┏━━

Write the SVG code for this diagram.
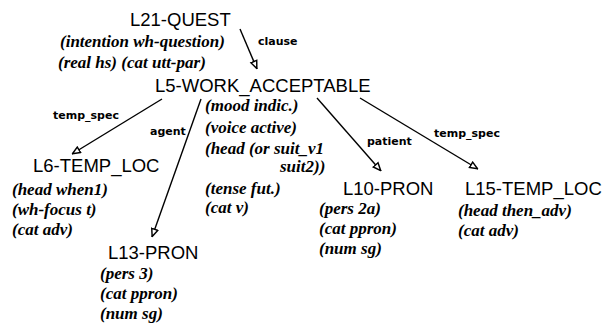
<svg xmlns="http://www.w3.org/2000/svg" width="605" height="326" viewBox="0 0 605 326">
<style>
.n{font-family:"Liberation Sans",Arial,sans-serif;font-size:18.5px;fill:#000}
.a{font-family:"Liberation Serif","Times New Roman",serif;font-size:17px;font-style:italic;font-weight:bold;fill:#000}
.l{font-family:"DejaVu Sans",sans-serif;font-size:11px;font-weight:bold;fill:#000}
.e{stroke:#000;stroke-width:1.4;fill:none;marker-end:url(#ah)}
</style>
<defs>
<marker id="ah" viewBox="0 0 10 10" refX="10" refY="5" markerWidth="9" markerHeight="9" markerUnits="userSpaceOnUse" orient="auto">
<path d="M1,1.5 L9.5,5 L1,8.5 Z" fill="#fff" stroke="#000" stroke-width="1.6"/>
</marker>
</defs>
<rect width="605" height="326" fill="#fff"/>
<g id="connectors">
<line class="e" x1="240" y1="29" x2="257" y2="69"/>
<line class="e" x1="162" y1="99" x2="72" y2="154"/>
<line class="e" x1="201" y1="99" x2="152" y2="237"/>
<line class="e" x1="317" y1="98" x2="381" y2="171"/>
<line class="e" x1="360" y1="98" x2="478" y2="169"/>
<text class="l" x="258" y="45">clause</text>
<text class="l" x="53" y="119">temp_spec</text>
<text class="l" x="150" y="135">agent</text>
<text class="l" x="367" y="145">patient</text>
<text class="l" x="434" y="137">temp_spec</text>
</g>
<g id="L21">
<text class="n" x="130" y="26">L21-QUEST</text>
<text class="a" x="60" y="47">(intention wh-question)</text>
<text class="a" x="58" y="68">(real hs) (cat utt-par)</text>
</g>
<g id="L5">
<text class="n" x="155" y="92">L5-WORK_ACCEPTABLE</text>
<text class="a" x="205" y="111">(mood indic.)</text>
<text class="a" x="205" y="133">(voice active)</text>
<text class="a" x="205" y="154">(head (or suit_v1</text>
<text class="a" x="280" y="172">suit2))</text>
<text class="a" x="205" y="194">(tense fut.)</text>
<text class="a" x="205" y="213">(cat v)</text>
</g>
<g id="L6">
<text class="n" x="33" y="172">L6-TEMP_LOC</text>
<text class="a" x="12" y="195">(head when1)</text>
<text class="a" x="12" y="215">(wh-focus t)</text>
<text class="a" x="12" y="235">(cat adv)</text>
</g>
<g id="L10">
<text class="n" x="343" y="195">L10-PRON</text>
<text class="a" x="319" y="214">(pers 2a)</text>
<text class="a" x="319" y="234">(cat ppron)</text>
<text class="a" x="319" y="254">(num sg)</text>
</g>
<g id="L15">
<text class="n" x="465" y="195">L15-TEMP_LOC</text>
<text class="a" x="458" y="216">(head then_adv)</text>
<text class="a" x="458" y="236">(cat adv)</text>
</g>
<g id="L13">
<text class="n" x="108" y="259">L13-PRON</text>
<text class="a" x="100" y="279">(pers 3)</text>
<text class="a" x="100" y="299">(cat ppron)</text>
<text class="a" x="100" y="319">(num sg)</text>
</g>
</svg>
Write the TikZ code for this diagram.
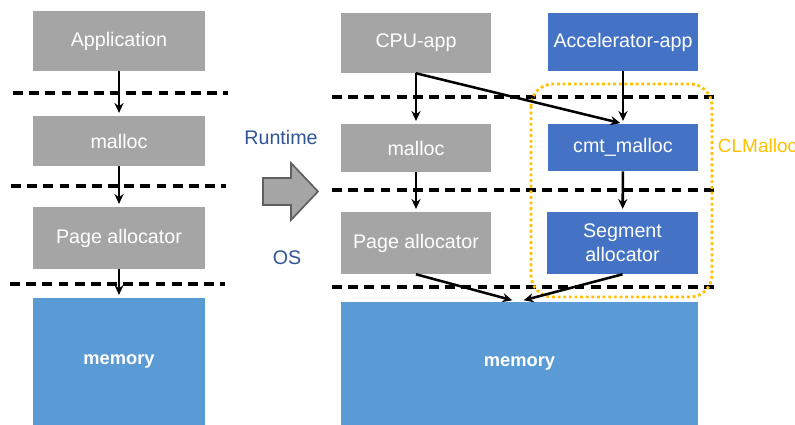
\documentclass[tikz,border=0pt]{standalone}
\usepackage{fontspec}
\setmainfont{Liberation Sans}
\usetikzlibrary{arrows.meta}

\definecolor{boxgray}{HTML}{A5A5A5}
\definecolor{accblue}{HTML}{4472C4}
\definecolor{memblue}{HTML}{5B9BD5}
\definecolor{labelblue}{HTML}{2F5597}
\definecolor{clmorange}{HTML}{FFC000}

\tikzset{
    graybox/.style={fill=boxgray, text=white, inner sep=0pt, align=center},
    bluebox/.style={fill=accblue, text=white, inner sep=0pt, align=center},
    membox/.style={fill=memblue, text=white, inner sep=0pt, font=\fontsize{13}{16}\selectfont\bfseries},
    layerline/.style={dashed, dash pattern=on 7pt off 4.5pt, line width=2.4pt},
    flow/.style={-{Stealth[length=7pt,width=6.5pt]}, line width=1.8pt, shorten >=2pt}
}

\begin{document}
\begin{tikzpicture}[x=0.025cm, y=-0.025cm, font=\fontsize{14}{17}\selectfont]
    \useasboundingbox (0,0) rectangle (795,425);

    % Define the left stack
    \node[graybox, minimum width=4.3cm, minimum height=1.5cm] (app) at (119,41) {Application};
    \node[graybox, minimum width=4.3cm, minimum height=1.25cm] (lmalloc) at (119,141) {malloc};
    \node[graybox, minimum width=4.3cm, minimum height=1.55cm] (lpage) at (119,238) {Page allocator};
    \node[membox, minimum width=4.3cm, minimum height=3.175cm] (lmem) at (119,361.5) {memory};

    % Layer borders of the left stack
    \draw[layerline] (13,93) -- (228,93);
    \draw[layerline] (11,186) -- (226,186);
    \draw[layerline] (10,284) -- (225,284);

    % Draw the left arrows
    \draw[flow] (app) -- (lmalloc);
    \draw[flow] (lmalloc) -- (lpage);
    \draw[flow] (lpage) -- (lmem);

    % Big arrow with the layer names
    \draw[fill=boxgray, draw=gray!75!black, line width=1.2pt, line join=miter]
        (263,178) -- (291,178) -- (291,163) -- (318,191.5) -- (291,220) -- (291,205) -- (263,205) -- cycle;
    \node[text=labelblue] (runtime) at (281,137) {Runtime};
    \node[text=labelblue] (os) at (287,258) {OS};

    % Define the right stack
    \node[graybox, minimum width=3.75cm, minimum height=1.5cm] (cpu) at (416,43) {CPU-app};
    \node[bluebox, minimum width=3.75cm, minimum height=1.45cm] (accel) at (623,42) {Accelerator-app};
    \node[graybox, minimum width=3.75cm, minimum height=1.2cm] (rmalloc) at (416,148) {malloc};
    \node[bluebox, minimum width=3.75cm, minimum height=1.175cm] (cmt) at (623,147.5) {cmt\_malloc};
    \node[graybox, minimum width=3.75cm, minimum height=1.55cm] (rpage) at (416,243) {Page allocator};
    \node[bluebox, minimum width=3.775cm, minimum height=1.55cm] (seg) at (622.5,243) {Segment\\allocator};
    \node[membox, minimum width=8.925cm, minimum height=3.075cm] (rmem) at (519.5,363.5) {memory};

    % Layer borders of the right stack
    \draw[layerline] (332,97) -- (717,97);
    \draw[layerline] (332,190) -- (717,190);
    \draw[layerline] (332,287) -- (717,287);

    % CLMalloc region
    \draw[clmorange, dotted, line width=2pt, rounded corners=0.55cm] (531,84) rectangle (712,297);
    \node[text=clmorange, anchor=west, font=\fontsize{13.5}{16}\selectfont] (clm) at (713,146) {CLMalloc};

    % Draw the right arrows
    \coordinate (memL) at (515,301);
    \coordinate (memR) at (521,301);
    \draw[flow] (cpu) -- (rmalloc);
    \draw[flow] (cpu.south) -- (cmt.north);
    \draw[flow] (accel) -- (cmt);
    \draw[flow] (rmalloc) -- (rpage);
    \draw[flow] (cmt) -- (seg);
    \draw[flow] (rpage.south) -- (memL);
    \draw[flow] (seg.south) -- (memR);

\end{tikzpicture}
\end{document}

┗━━

Work to do:
Copy the data word for word. Pictures do not go in the copy.

Final result:
Write the SVG code for this diagram.
<svg xmlns="http://www.w3.org/2000/svg" width="605" height="326" viewBox="0 0 605 326">
<style>
.n{font-family:"Liberation Sans",Arial,sans-serif;font-size:18.5px;fill:#000}
.a{font-family:"Liberation Serif","Times New Roman",serif;font-size:17px;font-style:italic;font-weight:bold;fill:#000}
.l{font-family:"DejaVu Sans",sans-serif;font-size:11px;font-weight:bold;fill:#000}
.e{stroke:#000;stroke-width:1.4;fill:none;marker-end:url(#ah)}
</style>
<defs>
<marker id="ah" viewBox="0 0 10 10" refX="10" refY="5" markerWidth="9" markerHeight="9" markerUnits="userSpaceOnUse" orient="auto">
<path d="M1,1.5 L9.5,5 L1,8.5 Z" fill="#fff" stroke="#000" stroke-width="1.6"/>
</marker>
</defs>
<rect width="605" height="326" fill="#fff"/>
<g id="connectors">
<line class="e" x1="240" y1="29" x2="257" y2="69"/>
<line class="e" x1="162" y1="99" x2="72" y2="154"/>
<line class="e" x1="201" y1="99" x2="152" y2="237"/>
<line class="e" x1="317" y1="98" x2="381" y2="171"/>
<line class="e" x1="360" y1="98" x2="478" y2="169"/>
<text class="l" x="258" y="45">clause</text>
<text class="l" x="53" y="119">temp_spec</text>
<text class="l" x="150" y="135">agent</text>
<text class="l" x="367" y="145">patient</text>
<text class="l" x="434" y="137">temp_spec</text>
</g>
<g id="L21">
<text class="n" x="130" y="26">L21-QUEST</text>
<text class="a" x="60" y="47">(intention wh-question)</text>
<text class="a" x="58" y="68">(real hs) (cat utt-par)</text>
</g>
<g id="L5">
<text class="n" x="155" y="92">L5-WORK_ACCEPTABLE</text>
<text class="a" x="205" y="111">(mood indic.)</text>
<text class="a" x="205" y="133">(voice active)</text>
<text class="a" x="205" y="154">(head (or suit_v1</text>
<text class="a" x="280" y="172">suit2))</text>
<text class="a" x="205" y="194">(tense fut.)</text>
<text class="a" x="205" y="213">(cat v)</text>
</g>
<g id="L6">
<text class="n" x="33" y="172">L6-TEMP_LOC</text>
<text class="a" x="12" y="195">(head when1)</text>
<text class="a" x="12" y="215">(wh-focus t)</text>
<text class="a" x="12" y="235">(cat adv)</text>
</g>
<g id="L10">
<text class="n" x="343" y="195">L10-PRON</text>
<text class="a" x="319" y="214">(pers 2a)</text>
<text class="a" x="319" y="234">(cat ppron)</text>
<text class="a" x="319" y="254">(num sg)</text>
</g>
<g id="L15">
<text class="n" x="465" y="195">L15-TEMP_LOC</text>
<text class="a" x="458" y="216">(head then_adv)</text>
<text class="a" x="458" y="236">(cat adv)</text>
</g>
<g id="L13">
<text class="n" x="108" y="259">L13-PRON</text>
<text class="a" x="100" y="279">(pers 3)</text>
<text class="a" x="100" y="299">(cat ppron)</text>
<text class="a" x="100" y="319">(num sg)</text>
</g>
</svg>
Write the TikZ code for this diagram.
\documentclass[tikz,border=0pt]{standalone}
\usepackage{fontspec}
\setmainfont{Liberation Sans}
\usetikzlibrary{arrows.meta}

\definecolor{boxgray}{HTML}{A5A5A5}
\definecolor{accblue}{HTML}{4472C4}
\definecolor{memblue}{HTML}{5B9BD5}
\definecolor{labelblue}{HTML}{2F5597}
\definecolor{clmorange}{HTML}{FFC000}

\tikzset{
    graybox/.style={fill=boxgray, text=white, inner sep=0pt, align=center},
    bluebox/.style={fill=accblue, text=white, inner sep=0pt, align=center},
    membox/.style={fill=memblue, text=white, inner sep=0pt, font=\fontsize{13}{16}\selectfont\bfseries},
    layerline/.style={dashed, dash pattern=on 7pt off 4.5pt, line width=2.4pt},
    flow/.style={-{Stealth[length=7pt,width=6.5pt]}, line width=1.8pt, shorten >=2pt}
}

\begin{document}
\begin{tikzpicture}[x=0.025cm, y=-0.025cm, font=\fontsize{14}{17}\selectfont]
    \useasboundingbox (0,0) rectangle (795,425);

    % Define the left stack
    \node[graybox, minimum width=4.3cm, minimum height=1.5cm] (app) at (119,41) {Application};
    \node[graybox, minimum width=4.3cm, minimum height=1.25cm] (lmalloc) at (119,141) {malloc};
    \node[graybox, minimum width=4.3cm, minimum height=1.55cm] (lpage) at (119,238) {Page allocator};
    \node[membox, minimum width=4.3cm, minimum height=3.175cm] (lmem) at (119,361.5) {memory};

    % Layer borders of the left stack
    \draw[layerline] (13,93) -- (228,93);
    \draw[layerline] (11,186) -- (226,186);
    \draw[layerline] (10,284) -- (225,284);

    % Draw the left arrows
    \draw[flow] (app) -- (lmalloc);
    \draw[flow] (lmalloc) -- (lpage);
    \draw[flow] (lpage) -- (lmem);

    % Big arrow with the layer names
    \draw[fill=boxgray, draw=gray!75!black, line width=1.2pt, line join=miter]
        (263,178) -- (291,178) -- (291,163) -- (318,191.5) -- (291,220) -- (291,205) -- (263,205) -- cycle;
    \node[text=labelblue] (runtime) at (281,137) {Runtime};
    \node[text=labelblue] (os) at (287,258) {OS};

    % Define the right stack
    \node[graybox, minimum width=3.75cm, minimum height=1.5cm] (cpu) at (416,43) {CPU-app};
    \node[bluebox, minimum width=3.75cm, minimum height=1.45cm] (accel) at (623,42) {Accelerator-app};
    \node[graybox, minimum width=3.75cm, minimum height=1.2cm] (rmalloc) at (416,148) {malloc};
    \node[bluebox, minimum width=3.75cm, minimum height=1.175cm] (cmt) at (623,147.5) {cmt\_malloc};
    \node[graybox, minimum width=3.75cm, minimum height=1.55cm] (rpage) at (416,243) {Page allocator};
    \node[bluebox, minimum width=3.775cm, minimum height=1.55cm] (seg) at (622.5,243) {Segment\\allocator};
    \node[membox, minimum width=8.925cm, minimum height=3.075cm] (rmem) at (519.5,363.5) {memory};

    % Layer borders of the right stack
    \draw[layerline] (332,97) -- (717,97);
    \draw[layerline] (332,190) -- (717,190);
    \draw[layerline] (332,287) -- (717,287);

    % CLMalloc region
    \draw[clmorange, dotted, line width=2pt, rounded corners=0.55cm] (531,84) rectangle (712,297);
    \node[text=clmorange, anchor=west, font=\fontsize{13.5}{16}\selectfont] (clm) at (713,146) {CLMalloc};

    % Draw the right arrows
    \coordinate (memL) at (515,301);
    \coordinate (memR) at (521,301);
    \draw[flow] (cpu) -- (rmalloc);
    \draw[flow] (cpu.south) -- (cmt.north);
    \draw[flow] (accel) -- (cmt);
    \draw[flow] (rmalloc) -- (rpage);
    \draw[flow] (cmt) -- (seg);
    \draw[flow] (rpage.south) -- (memL);
    \draw[flow] (seg.south) -- (memR);

\end{tikzpicture}
\end{document}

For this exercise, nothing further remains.